### [EXTRACTED DATA]
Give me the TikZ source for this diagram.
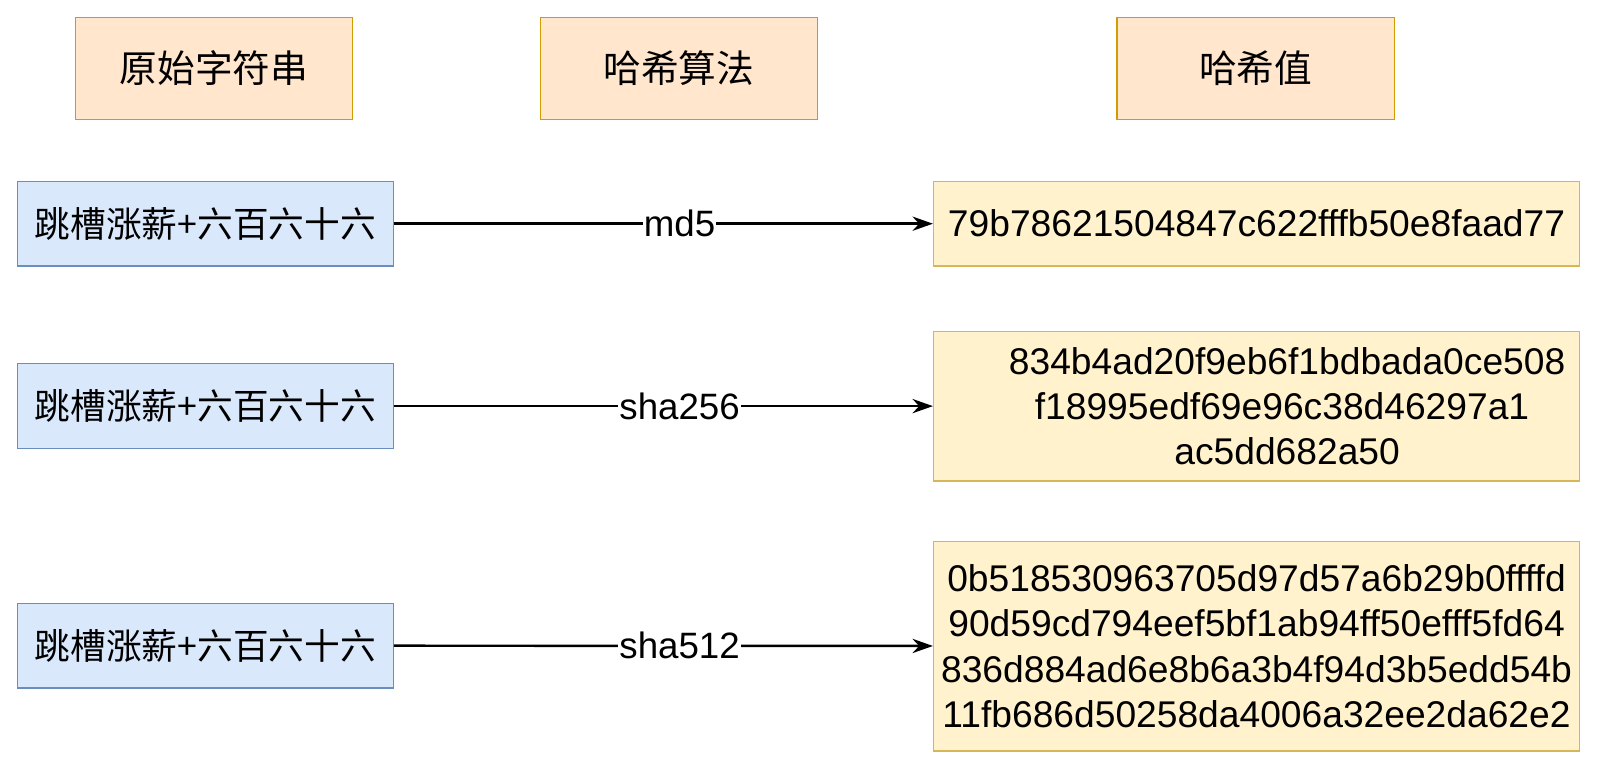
\documentclass[tikz,border=0pt]{standalone}
\usepackage{fontspec}
\setmainfont{Liberation Sans}
\newfontfamily\cjk{Noto Sans CJK SC}
\usetikzlibrary{arrows.meta}
\tikzset{
    head/.style={draw=orange!70!black!60!yellow, fill=headfill, line width=1.2pt, minimum width=272pt, minimum height=100pt, font=\cjk\fontsize{37}{44}\selectfont, inner sep=0pt},
    src/.style={draw=srcline, fill=srcfill, line width=1.2pt, minimum width=369pt, minimum height=83pt, font=\cjk\fontsize{35}{40}\selectfont, inner sep=0pt},
    hash/.style={draw=hashline, fill=hashfill, line width=1.2pt, minimum width=634pt, align=center, font=\fontsize{36.5}{44.5}\selectfont, inner sep=0pt},
    conn/.style={-{Stealth[length=20pt,width=14pt]}, line width=2.4pt},
    algo/.style={fill=white, font=\fontsize{36}{40}\selectfont, inner sep=1pt}
}
\definecolor{headfill}{HTML}{FFE6CC}
\definecolor{srcfill}{HTML}{DAE8FC}
\definecolor{srcline}{HTML}{6C8EBF}
\definecolor{hashfill}{HTML}{FFF2CC}
\definecolor{hashline}{HTML}{D6B656}
\begin{document}
\begin{tikzpicture}[x=1pt,y=-1pt]
        \useasboundingbox (0,0) rectangle (1570,755.5);
        % Column headers
        \node[head] (hsrc) at (210,67) {原始字符串};
        \node[head] (halgo) at (666,67) {哈希算法};
        \node[head] (hval) at (1232,67) {哈希值};

        % Input strings
        \node[src] (in1) at (201.5,219.5) {跳槽涨薪+六百六十六};
        \node[src] (in2) at (201.5,398.5) {跳槽涨薪+六百六十六};
        \node[src] (in3) at (201.5,633.5) {跳槽涨薪+六百六十六};

        % Hash values
        \node[hash, minimum height=83pt] (out1) at (1233,219.5) {79b78621504847c622fffb50e8faad77};
        \node[hash, minimum height=147pt] (out2) at (1233,398.5) {\hspace*{60pt}834b4ad20f9eb6f1bdbada0ce508\\\hspace*{50pt}f18995edf69e96c38d46297a1\\\hspace*{60pt}ac5dd682a50};
        \node[hash, minimum height=206pt] (out3) at (1233,634) {0b518530963705d97d57a6b29b0ffffd\\90d59cd794eef5bf1ab94ff50efff5fd64\\836d884ad6e8b6a3b4f94d3b5edd54b\\11fb686d50258da4006a32ee2da62e2};

        % Connectors with algorithm names
        \draw[conn] (in1) -- (out1) node[algo, pos=0.53] (a1) {md5};
        \draw[conn] (in2) -- (out2) node[algo, pos=0.53] (a2) {sha256};
        \draw[conn] (in3) -- (out3) node[algo, pos=0.53] (a3) {sha512};
\end{tikzpicture}
\end{document}
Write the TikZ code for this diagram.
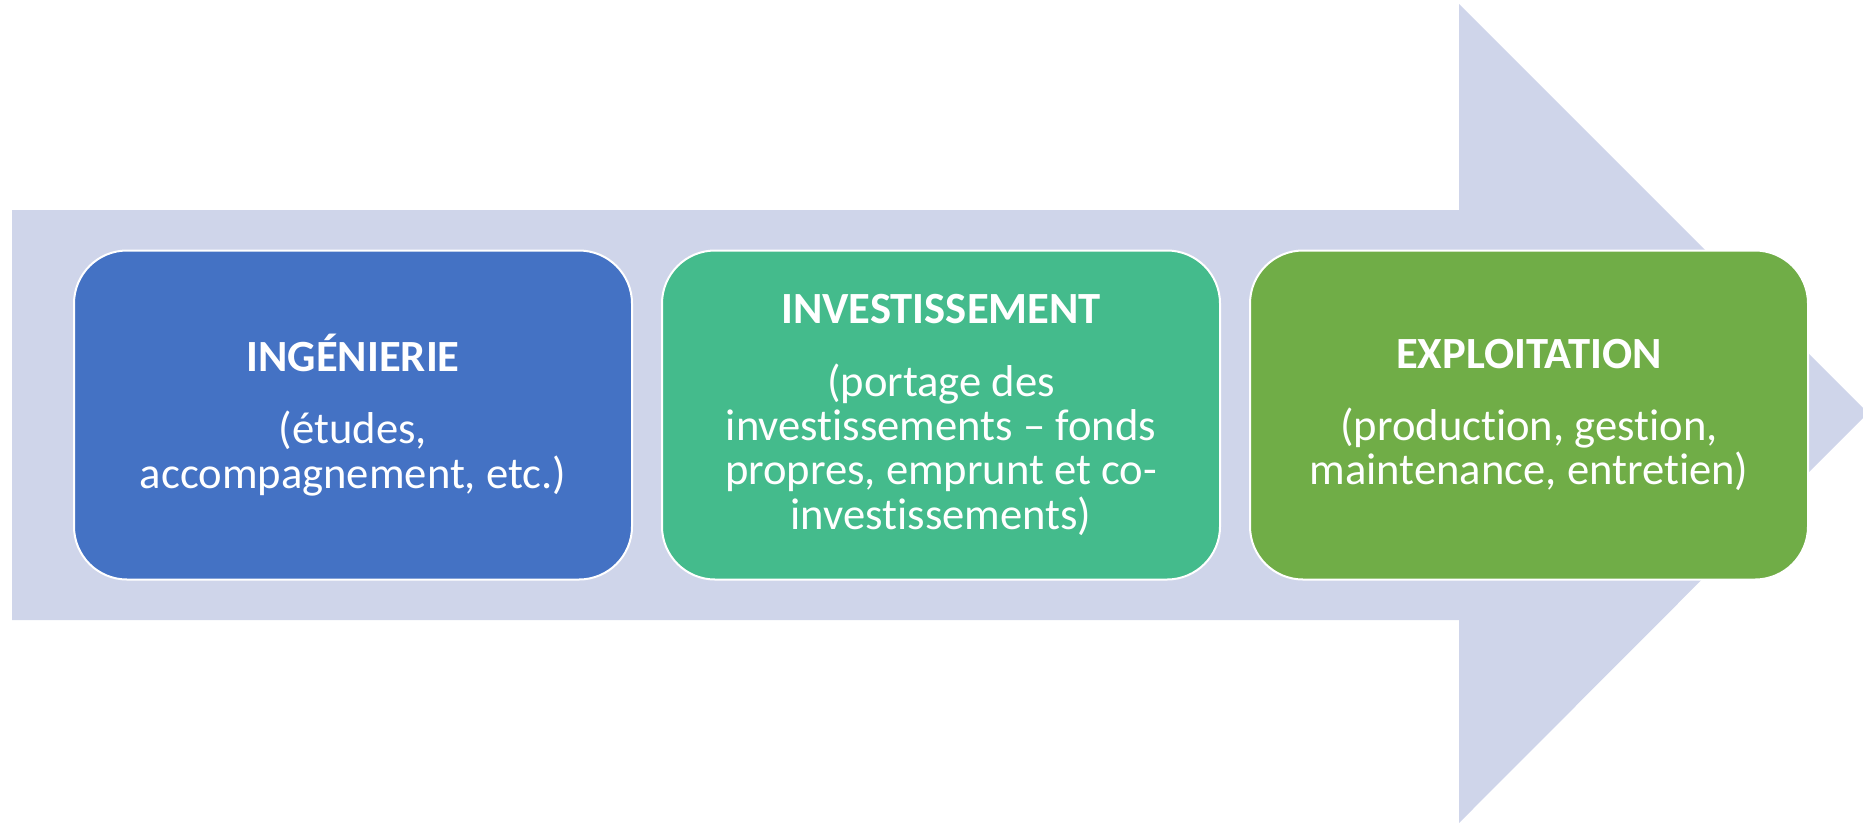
\documentclass[tikz,border=0pt]{standalone}
\usepackage{fontspec}
\setmainfont{Carlito}[Ligatures=CommonOff]
\usetikzlibrary{positioning}

\definecolor{arrowfill}{HTML}{CFD5EA}
\definecolor{stepblue}{HTML}{4472C4}
\definecolor{stepteal}{HTML}{44BB8C}
\definecolor{stepgreen}{HTML}{70AD47}

\begin{document}
\begin{tikzpicture}[
            x = 0.5pt, y = -0.5pt, % pixel grid, y downwards
            node distance = 15pt, % gap between boxes
        ]
 \tikzstyle{phasebox}=[
            shape = rectangle,
            rounded corners = 26.5pt,
            draw = white,
            line width = 1pt,
            outer sep = 0pt,
            minimum width = 279pt,
            minimum height = 164.5pt,
            text = white,
            align = center,
            font = \fontsize{22.3}{22.2}\selectfont
        ]
\useasboundingbox (0,0) rectangle (1863,826);
% big background arrow
\fill[arrowfill] (12,210) -- (1459,210) -- (1459,4) -- (1868,413)
  -- (1459,823) -- (1459,620) -- (12,620) -- cycle;
\node[phasebox, fill=stepblue](ing) at (353,415)
  {\textbf{INGÉNIERIE}\\[14pt](études,\\accompagnement, etc.)};
\node[phasebox, fill=stepteal, right=of ing](inv)
  {\textbf{INVESTISSEMENT}\\[14pt](portage des\\investissements – fonds\\propres, emprunt et co-\\investissements)};
\node[phasebox, fill=stepgreen, right=of inv](exp)
  {\textbf{EXPLOITATION}\\[14pt](production, gestion,\\maintenance, entretien)};
\end{tikzpicture}
\end{document}
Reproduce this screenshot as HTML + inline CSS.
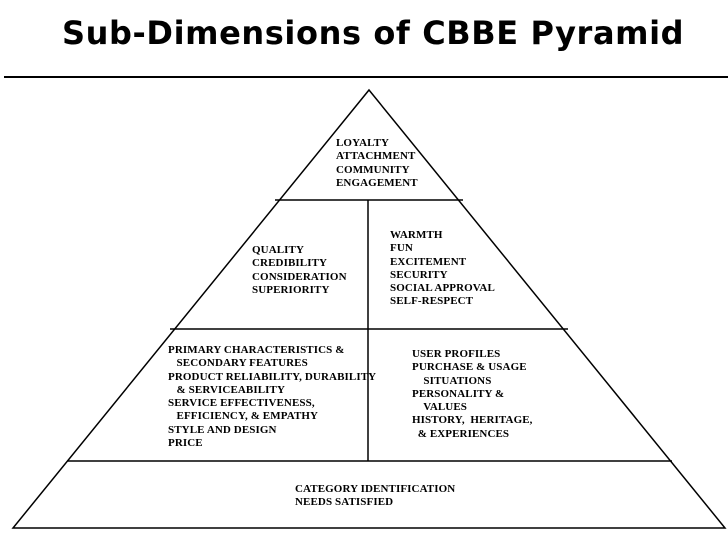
<!DOCTYPE html>
<html><head><meta charset="utf-8"><style>
html,body{margin:0;padding:0;background:#fff;}
body{width:728px;height:546px;position:relative;overflow:hidden;}
.t{position:absolute;left:62px;top:14px;font-family:"DejaVu Sans","Liberation Sans",sans-serif;font-weight:bold;font-size:32px;color:#000;white-space:nowrap;letter-spacing:0.6px;}
.b{position:absolute;font-family:"Liberation Serif",serif;font-weight:bold;font-size:11px;line-height:13.3px;color:#000;white-space:pre;letter-spacing:0.1px;}
</style></head><body>
<div class="t">Sub-Dimensions of CBBE Pyramid</div>
<svg width="728" height="546" style="position:absolute;left:0;top:0">
<line x1="4" y1="77" x2="728" y2="77" stroke="#000" stroke-width="2"/>
<polygon points="369,90 725,528 13,528" fill="none" stroke="#000" stroke-width="1.5"/>
<line x1="275" y1="200" x2="463" y2="200" stroke="#000" stroke-width="1.5"/>
<line x1="170" y1="329" x2="568" y2="329" stroke="#000" stroke-width="1.5"/>
<line x1="67" y1="461" x2="672" y2="461" stroke="#000" stroke-width="1.5"/>
<line x1="368" y1="200" x2="368" y2="461" stroke="#000" stroke-width="1.5"/>
</svg>
<div class="b" style="left:336px;top:137px">LOYALTY
ATTACHMENT
COMMUNITY
ENGAGEMENT</div>
<div class="b" style="left:252px;top:244px">QUALITY
CREDIBILITY
CONSIDERATION
SUPERIORITY</div>
<div class="b" style="left:390px;top:229px">WARMTH
FUN
EXCITEMENT
SECURITY
SOCIAL APPROVAL
SELF-RESPECT</div>
<div class="b" style="left:168px;top:344px">PRIMARY CHARACTERISTICS &amp;
   SECONDARY FEATURES
PRODUCT RELIABILITY, DURABILITY
   &amp; SERVICEABILITY
SERVICE EFFECTIVENESS,
   EFFICIENCY, &amp; EMPATHY
STYLE AND DESIGN
PRICE</div>
<div class="b" style="left:412px;top:348px">USER PROFILES
PURCHASE &amp; USAGE
    SITUATIONS
PERSONALITY &amp;
    VALUES
HISTORY,  HERITAGE,
  &amp; EXPERIENCES</div>
<div class="b" style="left:295px;top:483px">CATEGORY IDENTIFICATION
NEEDS SATISFIED</div>
</body></html>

### [WHAT YOU WILL DO]
Leaving the pictures aside, transcribe the entire listing exactly.

### [ANSWER TO THE TASK]
Give me the TikZ source for this diagram.
\documentclass[tikz,border=0pt]{standalone}
\usepackage{fontspec}
\setmainfont{Liberation Sans}
\newfontfamily\cjk{Noto Sans CJK SC}
\usetikzlibrary{arrows.meta}
\tikzset{
    head/.style={draw=orange!70!black!60!yellow, fill=headfill, line width=1.2pt, minimum width=272pt, minimum height=100pt, font=\cjk\fontsize{37}{44}\selectfont, inner sep=0pt},
    src/.style={draw=srcline, fill=srcfill, line width=1.2pt, minimum width=369pt, minimum height=83pt, font=\cjk\fontsize{35}{40}\selectfont, inner sep=0pt},
    hash/.style={draw=hashline, fill=hashfill, line width=1.2pt, minimum width=634pt, align=center, font=\fontsize{36.5}{44.5}\selectfont, inner sep=0pt},
    conn/.style={-{Stealth[length=20pt,width=14pt]}, line width=2.4pt},
    algo/.style={fill=white, font=\fontsize{36}{40}\selectfont, inner sep=1pt}
}
\definecolor{headfill}{HTML}{FFE6CC}
\definecolor{srcfill}{HTML}{DAE8FC}
\definecolor{srcline}{HTML}{6C8EBF}
\definecolor{hashfill}{HTML}{FFF2CC}
\definecolor{hashline}{HTML}{D6B656}
\begin{document}
\begin{tikzpicture}[x=1pt,y=-1pt]
        \useasboundingbox (0,0) rectangle (1570,755.5);
        % Column headers
        \node[head] (hsrc) at (210,67) {原始字符串};
        \node[head] (halgo) at (666,67) {哈希算法};
        \node[head] (hval) at (1232,67) {哈希值};

        % Input strings
        \node[src] (in1) at (201.5,219.5) {跳槽涨薪+六百六十六};
        \node[src] (in2) at (201.5,398.5) {跳槽涨薪+六百六十六};
        \node[src] (in3) at (201.5,633.5) {跳槽涨薪+六百六十六};

        % Hash values
        \node[hash, minimum height=83pt] (out1) at (1233,219.5) {79b78621504847c622fffb50e8faad77};
        \node[hash, minimum height=147pt] (out2) at (1233,398.5) {\hspace*{60pt}834b4ad20f9eb6f1bdbada0ce508\\\hspace*{50pt}f18995edf69e96c38d46297a1\\\hspace*{60pt}ac5dd682a50};
        \node[hash, minimum height=206pt] (out3) at (1233,634) {0b518530963705d97d57a6b29b0ffffd\\90d59cd794eef5bf1ab94ff50efff5fd64\\836d884ad6e8b6a3b4f94d3b5edd54b\\11fb686d50258da4006a32ee2da62e2};

        % Connectors with algorithm names
        \draw[conn] (in1) -- (out1) node[algo, pos=0.53] (a1) {md5};
        \draw[conn] (in2) -- (out2) node[algo, pos=0.53] (a2) {sha256};
        \draw[conn] (in3) -- (out3) node[algo, pos=0.53] (a3) {sha512};
\end{tikzpicture}
\end{document}
Write the TikZ code for this diagram.
\documentclass[tikz,border=0pt]{standalone}
\usepackage{fontspec}
\setmainfont{Carlito}[Ligatures=CommonOff]
\usetikzlibrary{positioning}

\definecolor{arrowfill}{HTML}{CFD5EA}
\definecolor{stepblue}{HTML}{4472C4}
\definecolor{stepteal}{HTML}{44BB8C}
\definecolor{stepgreen}{HTML}{70AD47}

\begin{document}
\begin{tikzpicture}[
            x = 0.5pt, y = -0.5pt, % pixel grid, y downwards
            node distance = 15pt, % gap between boxes
        ]
 \tikzstyle{phasebox}=[
            shape = rectangle,
            rounded corners = 26.5pt,
            draw = white,
            line width = 1pt,
            outer sep = 0pt,
            minimum width = 279pt,
            minimum height = 164.5pt,
            text = white,
            align = center,
            font = \fontsize{22.3}{22.2}\selectfont
        ]
\useasboundingbox (0,0) rectangle (1863,826);
% big background arrow
\fill[arrowfill] (12,210) -- (1459,210) -- (1459,4) -- (1868,413)
  -- (1459,823) -- (1459,620) -- (12,620) -- cycle;
\node[phasebox, fill=stepblue](ing) at (353,415)
  {\textbf{INGÉNIERIE}\\[14pt](études,\\accompagnement, etc.)};
\node[phasebox, fill=stepteal, right=of ing](inv)
  {\textbf{INVESTISSEMENT}\\[14pt](portage des\\investissements – fonds\\propres, emprunt et co-\\investissements)};
\node[phasebox, fill=stepgreen, right=of inv](exp)
  {\textbf{EXPLOITATION}\\[14pt](production, gestion,\\maintenance, entretien)};
\end{tikzpicture}
\end{document}
Reproduce this screenshot as HTML + inline CSS.
<!DOCTYPE html>
<html><head><meta charset="utf-8"><style>
html,body{margin:0;padding:0;background:#fff;}
body{width:728px;height:546px;position:relative;overflow:hidden;}
.t{position:absolute;left:62px;top:14px;font-family:"DejaVu Sans","Liberation Sans",sans-serif;font-weight:bold;font-size:32px;color:#000;white-space:nowrap;letter-spacing:0.6px;}
.b{position:absolute;font-family:"Liberation Serif",serif;font-weight:bold;font-size:11px;line-height:13.3px;color:#000;white-space:pre;letter-spacing:0.1px;}
</style></head><body>
<div class="t">Sub-Dimensions of CBBE Pyramid</div>
<svg width="728" height="546" style="position:absolute;left:0;top:0">
<line x1="4" y1="77" x2="728" y2="77" stroke="#000" stroke-width="2"/>
<polygon points="369,90 725,528 13,528" fill="none" stroke="#000" stroke-width="1.5"/>
<line x1="275" y1="200" x2="463" y2="200" stroke="#000" stroke-width="1.5"/>
<line x1="170" y1="329" x2="568" y2="329" stroke="#000" stroke-width="1.5"/>
<line x1="67" y1="461" x2="672" y2="461" stroke="#000" stroke-width="1.5"/>
<line x1="368" y1="200" x2="368" y2="461" stroke="#000" stroke-width="1.5"/>
</svg>
<div class="b" style="left:336px;top:137px">LOYALTY
ATTACHMENT
COMMUNITY
ENGAGEMENT</div>
<div class="b" style="left:252px;top:244px">QUALITY
CREDIBILITY
CONSIDERATION
SUPERIORITY</div>
<div class="b" style="left:390px;top:229px">WARMTH
FUN
EXCITEMENT
SECURITY
SOCIAL APPROVAL
SELF-RESPECT</div>
<div class="b" style="left:168px;top:344px">PRIMARY CHARACTERISTICS &amp;
   SECONDARY FEATURES
PRODUCT RELIABILITY, DURABILITY
   &amp; SERVICEABILITY
SERVICE EFFECTIVENESS,
   EFFICIENCY, &amp; EMPATHY
STYLE AND DESIGN
PRICE</div>
<div class="b" style="left:412px;top:348px">USER PROFILES
PURCHASE &amp; USAGE
    SITUATIONS
PERSONALITY &amp;
    VALUES
HISTORY,  HERITAGE,
  &amp; EXPERIENCES</div>
<div class="b" style="left:295px;top:483px">CATEGORY IDENTIFICATION
NEEDS SATISFIED</div>
</body></html>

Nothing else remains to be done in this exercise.